As the old Chinese says: “May you live in interesting times.” As the Syrian civil war is spilling into Israel, things are getting very “interesting.” For the past two days, Israel had to fire missiles to protect itself, not from Iran drones as had happened before, but from Syrian government forces.
On Monday morning, Israel time, two David’s Sling air/missile-defense missiles were launched from northern Israel toward Russian-made SS-21 “Tochka” (Scarab) short-range ballistic missiles (SRBMs) used by the Syrian Army against ISIS fighters in Daraa Province.

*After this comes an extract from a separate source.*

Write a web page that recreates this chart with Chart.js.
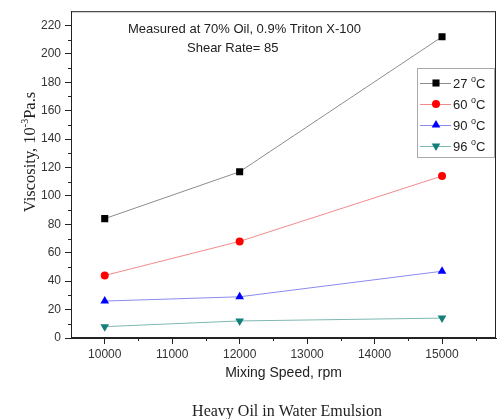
<!DOCTYPE html>
<html>
<head>
<meta charset="utf-8">
<script src="https://cdn.jsdelivr.net/npm/chart.js@4.4.0/dist/chart.umd.min.js"></script>
<style>
  html, body { margin: 0; padding: 0; background: #fff; }
  #wrap { width: 501px; height: 419px; }
</style>
</head>
<body>
<div id="wrap"><canvas id="visc" width="501" height="419"></canvas></div>
<script>
// mixing speed (rpm) and viscosity (10^-3 Pa.s) per temperature
const speeds = [10000, 12000, 15000];
const temps = ['27', '60', '90', '96'];
const visc27 = [84, 117, 212];
const visc60 = [44, 68, 114];
const visc90 = [26, 29, 47];
const visc96 = [8, 12, 14];

const xTicks = [10000, 11000, 12000, 13000, 14000, 15000];
const xMinor = [10500, 11500, 12500, 13500, 14500, 15500];
const yTicks = [0, 20, 40, 60, 80, 100, 120, 140, 160, 180, 200, 220];
const yMinor = [10, 30, 50, 70, 90, 110, 130, 150, 170, 190, 210];

const styles = [
  { line: '#8c8c8c', point: '#000000', shape: 'rect', radius: 5, rot: 0 },
  { line: '#f28a8a', point: '#ff0000', shape: 'circle', radius: 4, rot: 0 },
  { line: '#8a8af2', point: '#0000ff', shape: 'triangle', radius: 5, rot: 0 },
  { line: '#7fb8b2', point: '#127f78', shape: 'triangle', radius: 5, rot: 180 },
];
const series = [visc27, visc60, visc90, visc96];

const datasets = series.map((vals, i) => ({
  label: temps[i],
  data: vals.map((v, j) => ({ x: speeds[j], y: v })),
  borderColor: styles[i].line,
  borderWidth: 1,
  backgroundColor: styles[i].point,
  pointBackgroundColor: styles[i].point,
  pointBorderColor: styles[i].point,
  pointBorderWidth: 0,
  pointStyle: styles[i].shape,
  pointRadius: styles[i].radius,
  pointRotation: styles[i].rot,
  tension: 0,
}));

const SANS = '"Liberation Sans", Arial, sans-serif';
const SERIF = '"Liberation Serif", "Times New Roman", serif';

// text with a small raised "o" for the degree sign
function drawDegLabel(ctx, x, y, num) {
  ctx.textAlign = 'left';
  ctx.textBaseline = 'alphabetic';
  ctx.font = '13px ' + SANS;
  ctx.fillText(num + ' ', x, y);
  let w = ctx.measureText(num + ' ').width;
  ctx.font = '9px ' + SANS;
  ctx.fillText('o', x + w, y - 6);
  w += ctx.measureText('o').width;
  ctx.font = '13px ' + SANS;
  ctx.fillText('C', x + w, y);
}

const extras = {
  id: 'extras',
  beforeDatasetsDraw(chart) {
    const { ctx, chartArea: a, scales: { x, y } } = chart;
    ctx.save();
    ctx.strokeStyle = '#222';
    ctx.lineWidth = 1;
    ctx.strokeRect(a.left + 0.5, a.top + 0.5, a.right - a.left - 1, a.bottom - a.top - 1);
    // minor ticks
    ctx.beginPath();
    xMinor.forEach(v => {
      const px = Math.round(x.getPixelForValue(v)) + 0.5;
      ctx.moveTo(px, a.bottom);
      ctx.lineTo(px, a.bottom + 3);
    });
    yMinor.forEach(v => {
      const py = Math.round(y.getPixelForValue(v)) + 0.5;
      ctx.moveTo(a.left, py);
      ctx.lineTo(a.left - 3, py);
    });
    ctx.stroke();
    ctx.restore();
  },
  afterDraw(chart) {
    const { ctx } = chart;
    ctx.save();
    ctx.fillStyle = '#222';

    // measurement note
    ctx.font = '13px ' + SANS;
    ctx.textBaseline = 'alphabetic';
    ctx.textAlign = 'left';
    ctx.fillText('Measured at 70% Oil, 0.9% Triton X-100', 128, 33);
    ctx.fillText('Shear Rate= 85', 187, 52);

    // legend
    ctx.strokeStyle = '#aaa';
    ctx.lineWidth = 1;
    ctx.strokeRect(417.5, 68.5, 77, 89);
    const rows = [83, 104, 125, 146];
    chart.data.datasets.forEach((ds, i) => {
      const ly = rows[i];
      ctx.strokeStyle = ds.borderColor;
      ctx.beginPath();
      ctx.moveTo(420, ly + 0.5);
      ctx.lineTo(451, ly + 0.5);
      ctx.stroke();
      ctx.fillStyle = ds.pointBackgroundColor;
      Chart.helpers.drawPoint(ctx, {
        pointStyle: ds.pointStyle, rotation: ds.pointRotation,
        radius: ds.pointRadius, borderWidth: 0,
      }, 436, ly);
      ctx.fillStyle = '#222';
      drawDegLabel(ctx, 453, ly + 5, ds.label);
    });

    // y axis title with superscript exponent
    ctx.save();
    ctx.translate(34.5, 152);
    ctx.rotate(-Math.PI / 2);
    const big = '16.5px ' + SERIF, small = '10px ' + SERIF;
    ctx.font = big;
    const w1 = ctx.measureText('Viscosity, 10').width;
    const w3 = ctx.measureText('Pa.s').width;
    ctx.font = small;
    const w2 = ctx.measureText('-3').width;
    let sx = -(w1 + w2 + w3) / 2;
    ctx.font = big;
    ctx.fillText('Viscosity, 10', sx, 0);
    ctx.font = small;
    ctx.fillText('-3', sx + w1, -7);
    ctx.font = big;
    ctx.fillText('Pa.s', sx + w1 + w2, 0);
    ctx.restore();

    // caption
    ctx.font = '16px ' + SERIF;
    ctx.textAlign = 'center';
    ctx.fillText('Heavy Oil in Water Emulsion', 287, 416);
    ctx.restore();
  }
};

new Chart(document.getElementById('visc'), {
  type: 'line',
  data: { datasets },
  options: {
    responsive: false,
    animation: false,
    devicePixelRatio: 1,
    layout: { padding: { top: 10, right: 3, left: 0, bottom: 0 } },
    plugins: { legend: { display: false }, tooltip: { enabled: false } },
    scales: {
      x: {
        type: 'linear',
        min: 9500,
        max: 15800,
        afterBuildTicks: s => { s.ticks = xTicks.map(v => ({ value: v })); },
        afterFit: s => { s.height = 81; },
        grid: { drawOnChartArea: false, drawTicks: true, tickLength: 6, tickColor: '#222' },
        border: { color: '#222' },
        ticks: { color: '#333', font: { family: SANS, size: 12 }, padding: 3, maxRotation: 0, autoSkip: false,
                 callback: v => String(v) },
        title: { display: true, text: 'Mixing Speed, rpm', color: '#222', font: { family: SANS, size: 14 }, padding: { top: 0, bottom: 37 } },
      },
      y: {
        min: 0,
        max: 230,
        afterBuildTicks: s => { s.ticks = yTicks.map(v => ({ value: v })); },
        afterFit: s => { s.width = 71; },
        grid: { drawOnChartArea: false, drawTicks: true, tickLength: 6, tickColor: '#222' },
        border: { color: '#222' },
        ticks: { color: '#333', font: { family: SANS, size: 12 }, padding: 4, callback: v => String(v) },
      },
    },
  },
  plugins: [extras],
});
</script>
</body>
</html>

The David’s Sling interceptors did not hit the SS-21 projectiles. However, the SS-21s reportedly landed in Syria, short of Israeli territory. The closest one came within a kilometer of the border.
One of the David’s Sling missiles was command-detonated by the IDF when it was clear there would not be an intercept. According to Times of Israel, the fate of the other interceptor has not yet been reported.
The Israeli missile commander made the decision to attempt the intercept based on the SS-21 trajectories, and the possibility that one or both could land in Israel. Some reports have indicated that the initial projection showed the SS-21 might go as far as the Sea of Galilee (Lake Kinneret).
The map below depicts where the fighting was in the ISIS pocket in Daraa Province on Monday 23 July. Presumably, the SS-21s were launched to achieve impact somewhere in the ISIS-side rear of the line of confrontation (which is mainly along the border of the ISIS pocket, give or take a few local penetrations by Syrian army forces).
The IDF decision to attempt intercept might or might not have been an “overabundance” of caution. We should definitely not presume to pass judgment on that. As regards where the SS-21s were going, the distance of the probable intended impact area from the Sea of Galilee is between 25 and 30 kilometers (15-18 statute miles). The circular error probable, or likely miss distance, of the SS-21 Scarab B in the Syrian arsenal is nominally about 95 meters; i.e., a tenth of a kilometer.